=== INPUT DATA ===

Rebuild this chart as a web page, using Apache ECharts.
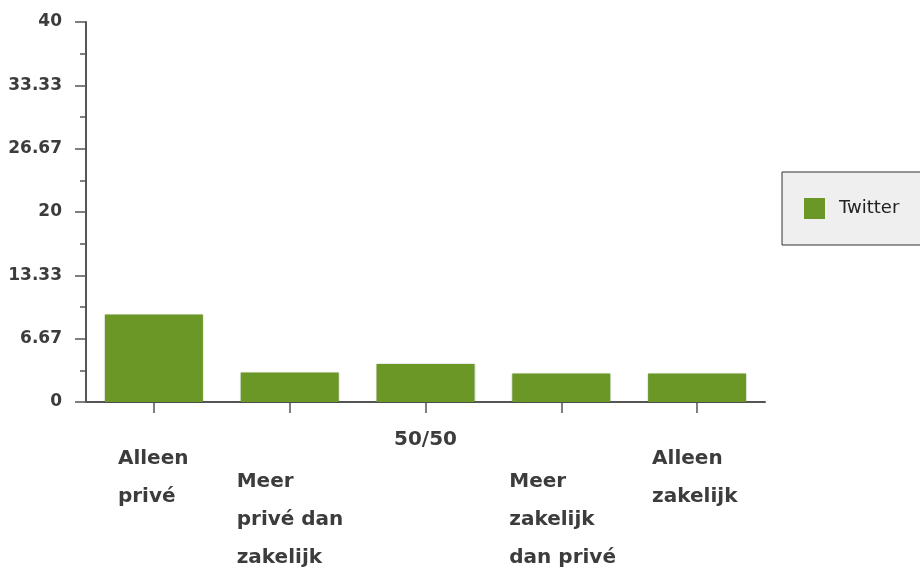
<!DOCTYPE html>
<html>
<head>
<meta charset="utf-8">
<script src="https://cdn.jsdelivr.net/npm/echarts@6/dist/echarts.min.js"></script>
<style>
html,body{margin:0;padding:0;background:#fff;}
#chart{width:920px;height:571px;}
</style>
</head>
<body>
<div id="chart"></div>
<script>
// ---- data ----
var categories = ['Alleen\nprivé', 'Meer\nprivé dan\nzakelijk', '50/50', 'Meer\nzakelijk\ndan privé', 'Alleen\nzakelijk'];
var seriesName = 'Twitter';
var twitterValues = [9.2, 3.1, 4, 3, 3];
var yTickLabels = ['0', '6.67', '13.33', '20', '26.67', '33.33', '40'];
var yMax = 40;

// ---- styles ----
var green = '#6a9726';
var textColor = '#3c3c3c';
var axisColor = '#555555';
var labelFont = 'DejaVu Sans';
var xFontSize = 20;

var blockWidths = [72, 106, 60, 104, 90];
var rich = {};
blockWidths.forEach(function (w, i) {
  rich['r' + i] = { width: w, align: 'left', fontFamily: labelFont, fontWeight: 'bold', fontSize: xFontSize, color: textColor, lineHeight: 38 };
});

function labelFor(indices) {
  return function (value, index) {
    if (indices.indexOf(index) < 0) return '';
    if (index === 2) return value;
    return value.split('\n').map(function (l) { return '{r' + index + '|' + l + '}'; }).join('\n');
  };
}

var hiddenAxisBase = {
  type: 'category',
  data: categories,
  position: 'bottom',
  axisLine: { show: false },
  axisTick: { show: false },
  splitLine: { show: false }
};

function xLabel(margin, indices) {
  return {
    interval: 0, margin: margin, verticalAlign: 'top', lineHeight: 38,
    fontFamily: labelFont, fontWeight: 'bold', fontSize: xFontSize, color: textColor,
    formatter: labelFor(indices), rich: rich
  };
}

var chart = echarts.init(document.getElementById('chart'), null, { renderer: 'canvas' });
chart.setOption({
  animation: false,
  backgroundColor: '#ffffff',
  grid: { left: 86, right: 155, top: 22, bottom: 169, containLabel: false, outerBoundsMode: 'none' },
  legend: {
    data: [seriesName],
    left: 782, top: 172,
    orient: 'vertical',
    padding: [26, 30, 26, 22],
    itemWidth: 21, itemHeight: 21, itemGap: 10,
    icon: 'rect',
    backgroundColor: '#efefef',
    borderColor: '#333333',
    borderWidth: 1,
    borderRadius: 0,
    textStyle: { fontFamily: labelFont, fontSize: 18, color: '#222222', padding: [0, 0, 0, 9] }
  },
  xAxis: [
    {
      type: 'category',
      data: categories,
      position: 'bottom',
      axisLine: { show: true, lineStyle: { color: axisColor, width: 2 } },
      axisTick: { show: true, alignWithLabel: true, length: 11, lineStyle: { color: axisColor, width: 1.5 } },
      axisLabel: xLabel(19, [2]),
      splitLine: { show: false }
    },
    Object.assign({}, hiddenAxisBase, { axisLabel: xLabel(38, [0, 4]) }),
    Object.assign({}, hiddenAxisBase, { axisLabel: xLabel(61, [1, 3]) })
  ],
  yAxis: {
    type: 'value',
    min: 0,
    max: yMax,
    interval: yMax / (yTickLabels.length - 1),
    axisLine: { show: true, lineStyle: { color: axisColor, width: 2 } },
    axisTick: { show: true, length: 11, lineStyle: { color: axisColor, width: 1.5 } },
    minorTick: { show: true, splitNumber: 2, length: 6, lineStyle: { color: axisColor, width: 1.5 } },
    splitLine: { show: false },
    axisLabel: {
      margin: 24,
      fontFamily: labelFont, fontWeight: 'bold', fontSize: 17, color: textColor,
      formatter: function (v) {
        var step = yMax / (yTickLabels.length - 1);
        var idx = Math.round(v / step);
        return yTickLabels[idx] !== undefined ? yTickLabels[idx] : '';
      }
    }
  },
  series: [{
    name: seriesName,
    type: 'bar',
    xAxisIndex: 0,
    data: twitterValues,
    barWidth: 98,
    itemStyle: { color: green, shadowBlur: 2, shadowColor: 'rgba(0,0,0,0.25)' }
  }]
});
</script>
</body>
</html>
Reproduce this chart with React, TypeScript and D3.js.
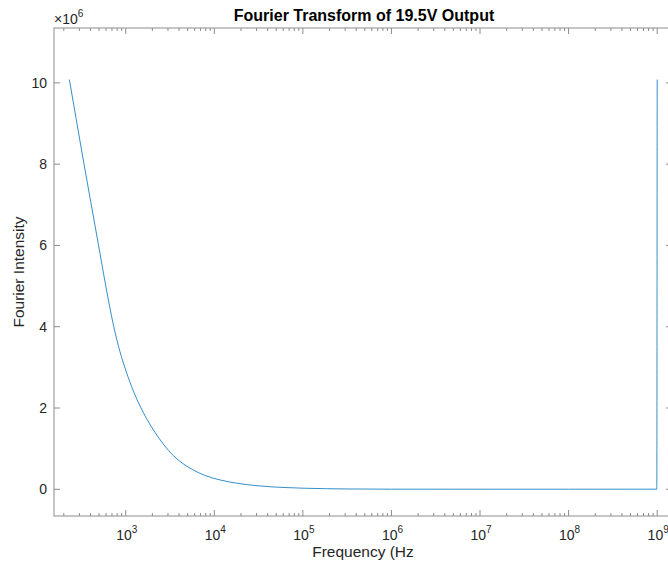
import * as d3 from 'd3';

// FFT magnitude (x in Hz, y in units of 10^6)
const freqHz = [
  231, 275, 332, 404, 491, 596, 725, 863, 1026, 1219, 1450, 1740, 2142, 2706,
  3445, 4434, 5794, 7852, 11600, 19500, 32800, 55100, 1e5, 3.4e5, 1e6, 1e7,
  1e8, 9.9e8, 999999769,
];
const intensityE6 = [
  10.08, 9.13, 8.1, 7.06, 6.03, 5.0, 4.05, 3.38, 2.86, 2.42, 2.05, 1.72, 1.4, 1.09,
  0.83, 0.63, 0.475, 0.34, 0.23, 0.138, 0.082, 0.049, 0.027, 0.008, 0.003, 0.002,
  0.002, 0.003, 10.08,
];

const xLimits = [155, 1.47e9];
const yLimits = [-0.657, 11.35];
const xMajorExp = [3, 4, 5, 6, 7, 8, 9];
const yTicks = [0, 2, 4, 6, 8, 10];

const W = 668;
const H = 564;
const left = 54;
const right = 672;
const top = 28;
const bottom = 516;
const ink = '#262626';
const axisColor = '#8c8c8c';
const font = '"Liberation Sans", Arial, Helvetica, sans-serif';

export default function App() {
  const x = d3.scaleLog().domain(xLimits).range([left, right]);
  const y = d3.scaleLinear().domain(yLimits).range([bottom, top]);

  const minor: number[] = [];
  for (let k = 2; k <= 9; k++) {
    for (let m = 2; m <= 9; m++) {
      const v = m * Math.pow(10, k);
      if (v > xLimits[0] && v < xLimits[1]) minor.push(v);
    }
  }

  const pts = freqHz.map((f, i) => [f, intensityE6[i]] as [number, number]);
  const line = d3
    .line<[number, number]>()
    .x((d) => x(d[0]))
    .y((d) => y(d[1]))
    .curve(d3.curveMonotoneX);

  return (
    <div style={{ position: 'absolute', left: 0, top: 0 }}>
      <svg width={W} height={H} style={{ display: 'block', background: '#fff' }}>
        <g fontFamily={font} fill={ink}>
          {/* frame */}
          <rect x={left} y={top} width={right - left} height={bottom - top}
            fill="none" stroke={axisColor} strokeWidth={1} />

          {/* x ticks, bottom and top, pointing inward */}
          {minor.map((v) => (
            <g key={'mn' + v} stroke={axisColor} strokeWidth={1}>
              <line x1={x(v)} x2={x(v)} y1={bottom} y2={bottom - 3} />
              <line x1={x(v)} x2={x(v)} y1={top} y2={top + 3} />
            </g>
          ))}
          {xMajorExp.map((e) => {
            const px = x(Math.pow(10, e));
            return (
              <g key={'mj' + e}>
                <line x1={px} x2={px} y1={bottom} y2={bottom - 6} stroke={axisColor} />
                <line x1={px} x2={px} y1={top} y2={top + 6} stroke={axisColor} />
                <text x={px + 1} y={540} textAnchor="middle" fontSize={14}>
                  10<tspan dy={-7} fontSize={10}>{e}</tspan>
                </text>
              </g>
            );
          })}

          {/* y ticks */}
          {yTicks.map((t) => (
            <g key={'y' + t}>
              <line x1={left} x2={left + 6} y1={y(t)} y2={y(t)} stroke={axisColor} />
              <line x1={right} x2={right - 6} y1={y(t)} y2={y(t)} stroke={axisColor} />
              <text x={47} y={y(t)} dy="0.35em" textAnchor="end" fontSize={14}>
                {t}
              </text>
            </g>
          ))}

          {/* exponent */}
          <text x={54} y={23.5} fontSize={14}>
            ×10<tspan dy={-7} fontSize={10}>6</tspan>
          </text>

          {/* data */}
          <path d={line(pts) ?? ''} fill="none" stroke="#0072BD" strokeWidth={0.8} />

          {/* labels */}
          <text x={364} y={20.5} textAnchor="middle" fontSize={16} fontWeight="bold" fill="#000">
            Fourier Transform of 19.5V Output
          </text>
          <text x={363} y={557} textAnchor="middle" fontSize={15.5}>
            Frequency (Hz
          </text>
          <text transform={`translate(24,${(top + bottom) / 2}) rotate(-90)`}
            textAnchor="middle" fontSize={15.5}>
            Fourier Intensity
          </text>
        </g>
      </svg>
    </div>
  );
}
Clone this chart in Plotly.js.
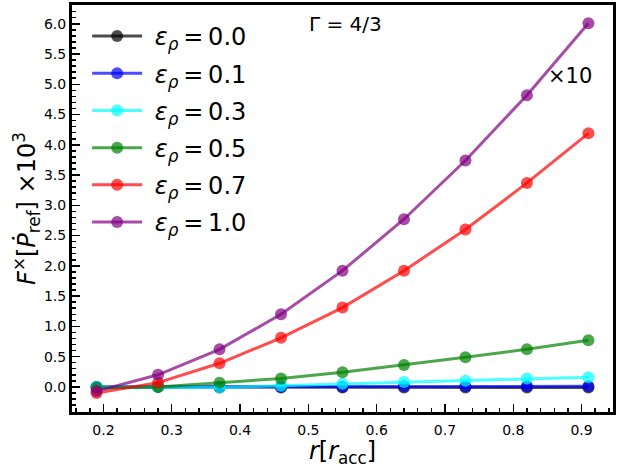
<!DOCTYPE html>
<html>
<head>
<meta charset="utf-8">
<script src="https://cdn.plot.ly/plotly-3.0.1.min.js"></script>
<style>
  html, body { margin: 0; padding: 0; background: #fff; }
  #chart { width: 622px; height: 468px; }
</style>
</head>
<body>
<div id="chart"></div>
<script>
// radius in units of r_acc
const radius = [0.19, 0.28, 0.37, 0.46, 0.55, 0.64, 0.73, 0.82, 0.91];

// F^x [Pdot_ref] x 10^3 for each epsilon_rho
const eps00 = [0.00, 0.00, -0.01, -0.01, -0.01, -0.01, -0.01, -0.01, -0.01];
const eps01 = [0.00, 0.00, 0.00, 0.00, 0.00, 0.01, 0.01, 0.01, 0.01];
const eps03 = [0.00, 0.00, -0.01, 0.02, 0.05, 0.08, 0.10, 0.14, 0.16];
const eps05 = [-0.02, 0.00, 0.07, 0.14, 0.24, 0.36, 0.49, 0.62, 0.77];
const eps07 = [-0.10, 0.07, 0.39, 0.81, 1.31, 1.92, 2.60, 3.37, 4.19];
const eps10 = [-0.07, 0.20, 0.62, 1.20, 1.92, 2.77, 3.74, 4.82, 6.01];

const seriesNames = ['0.0', '0.1', '0.3', '0.5', '0.7', '1.0'];
const seriesValues = [eps00, eps01, eps03, eps05, eps07, eps10];
const seriesColors = [
  'rgba(0,0,0,0.7)',
  'rgba(0,0,255,0.7)',
  'rgba(0,255,255,0.7)',
  'rgba(0,128,0,0.7)',
  'rgba(255,0,0,0.7)',
  'rgba(128,0,128,0.7)'
];

const traces = seriesValues.map((vals, i) => ({
  x: radius,
  y: vals,
  type: 'scatter',
  mode: 'lines+markers',
  name: '\u00a0<i>ε</i><sub><i>ρ</i></sub>\u2009=\u2009' + seriesNames[i],
  legendgroup: 'g' + i,
  line: {color: seriesColors[i], width: 3},
  marker: {color: seriesColors[i], size: 12}
}));

const tickFont = {family: 'DejaVu Sans', size: 14, color: '#000'};

const layout = {
  width: 622,
  height: 468,
  margin: {l: 72, r: 9, t: 5, b: 56},
  paper_bgcolor: '#fff',
  plot_bgcolor: '#fff',
  font: {family: 'DejaVu Sans', color: '#000'},
  showlegend: true,
  legend: {
    x: 0.028, y: 0.978, xanchor: 'left', yanchor: 'top',
    bgcolor: 'rgba(0,0,0,0)',
    font: {family: 'DejaVu Sans', size: 24, color: '#000'},
    tracegroupgap: 3,
    itemwidth: 50
  },
  xaxis: {
    range: [0.154, 0.946],
    tick0: 0, dtick: 0.1,
    tickformat: '.1f',
    ticks: 'inside', ticklen: 8, tickwidth: 1.5, tickcolor: '#000',
    minor: {dtick: 0.02, ticks: 'inside', ticklen: 4, tickwidth: 1.5, tickcolor: '#000', showgrid: false},
    showgrid: false, zeroline: false,
    showline: true, mirror: true, linewidth: 3, linecolor: '#000',
    tickfont: tickFont,
    ticklabelstandoff: 3,
    title: {text: '<i>r</i>[<i>r</i><sub>acc</sub>]', font: {family: 'DejaVu Sans', size: 24, color: '#000'}, standoff: 2}
  },
  yaxis: {
    range: [-0.415, 6.31],
    tick0: 0, dtick: 0.5,
    tickformat: '.1f',
    ticks: 'inside', ticklen: 8, tickwidth: 1.5, tickcolor: '#000',
    minor: {dtick: 0.1, ticks: 'inside', ticklen: 4, tickwidth: 1.5, tickcolor: '#000', showgrid: false},
    showgrid: false, zeroline: false,
    showline: true, mirror: true, linewidth: 3, linecolor: '#000',
    tickfont: tickFont,
    title: {text: '<i>F</i><sup>×</sup>[<i>Ṗ</i><sub>ref</sub>] ×10<sup>3</sup>', font: {family: 'DejaVu Sans', size: 24, color: '#000'}, standoff: 0}
  },
  annotations: [
    {xref: 'paper', yref: 'paper', x: 0.505, y: 0.953, xanchor: 'center', yanchor: 'middle',
     text: 'Γ = 4/3', showarrow: false, font: {family: 'DejaVu Sans', size: 20, color: '#000'}},
    {xref: 'paper', yref: 'paper', x: 0.92, y: 0.826, xanchor: 'center', yanchor: 'middle',
     text: '×10', showarrow: false, font: {family: 'DejaVu Sans', size: 21, color: '#000'}}
  ]
};

Plotly.newPlot('chart', traces, layout, {staticPlot: true, displayModeBar: false});
</script>
</body>
</html>
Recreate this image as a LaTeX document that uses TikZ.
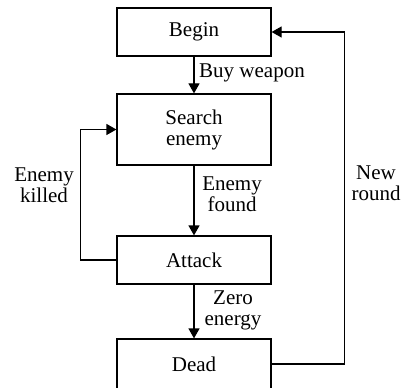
\documentclass[tikz,border=0pt]{standalone}
\usepackage{fontspec}
\setmainfont{Liberation Serif}
\usetikzlibrary{arrows.meta,positioning}

\begin{document}
\begin{tikzpicture}[x=1pt,y=-1pt,
  statebox/.style={draw,line width=1.2pt,minimum width=154pt,minimum height=48pt,
    align=center,inner sep=0pt,font=\fontsize{21}{21}\selectfont},
  flow/.style={-{Triangle[length=10pt,width=11pt]},line width=1.2pt},
  lbl/.style={align=center,inner sep=0pt,font=\fontsize{21}{21}\selectfont}
]
  \useasboundingbox (0,0) rectangle (403,387);

  % States
  \node[statebox] (begin) at (194,32) {Begin};
  \node[statebox,minimum height=71pt] (search) at (194,129.5) {Search\\enemy};
  \node[statebox] (attack) at (194,260) {Attack};
  \node[statebox,minimum height=50pt] (dead) at (194,364) {Dead};

  % Transitions
  \draw[flow] (begin) -- (search);
  \draw[flow] (search) -- (attack);
  \draw[flow] (attack) -- (dead);
  \draw[flow] (attack.west) -- ++(-36,0) |- (search.west);
  \draw[flow] (dead.east) -- ++(73,0) |- (begin.east);

  % Labels
  \node[lbl,anchor=west] (buy) at (199,73) {Buy weapon};
  \node[lbl] (found) at (232,194) {Enemy\\found};
  \node[lbl] (zero) at (233,310) {Zero\\energy};
  \node[lbl] (killed) at (44,185) {Enemy\\killed};
  \node[lbl] (round) at (376,183) {New\\round};
\end{tikzpicture}
\end{document}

===

* **SHORT PROBLEM**:
Without the pictures, write out the lines from the beginning of the entries through the line with "var yMax = 40;".

* **IN RESPONSE**:
Rebuild this chart as a web page, using Apache ECharts.
<!DOCTYPE html>
<html>
<head>
<meta charset="utf-8">
<script src="https://cdn.jsdelivr.net/npm/echarts@6/dist/echarts.min.js"></script>
<style>
html,body{margin:0;padding:0;background:#fff;}
#chart{width:920px;height:571px;}
</style>
</head>
<body>
<div id="chart"></div>
<script>
// ---- data ----
var categories = ['Alleen\nprivé', 'Meer\nprivé dan\nzakelijk', '50/50', 'Meer\nzakelijk\ndan privé', 'Alleen\nzakelijk'];
var seriesName = 'Twitter';
var twitterValues = [9.2, 3.1, 4, 3, 3];
var yTickLabels = ['0', '6.67', '13.33', '20', '26.67', '33.33', '40'];
var yMax = 40;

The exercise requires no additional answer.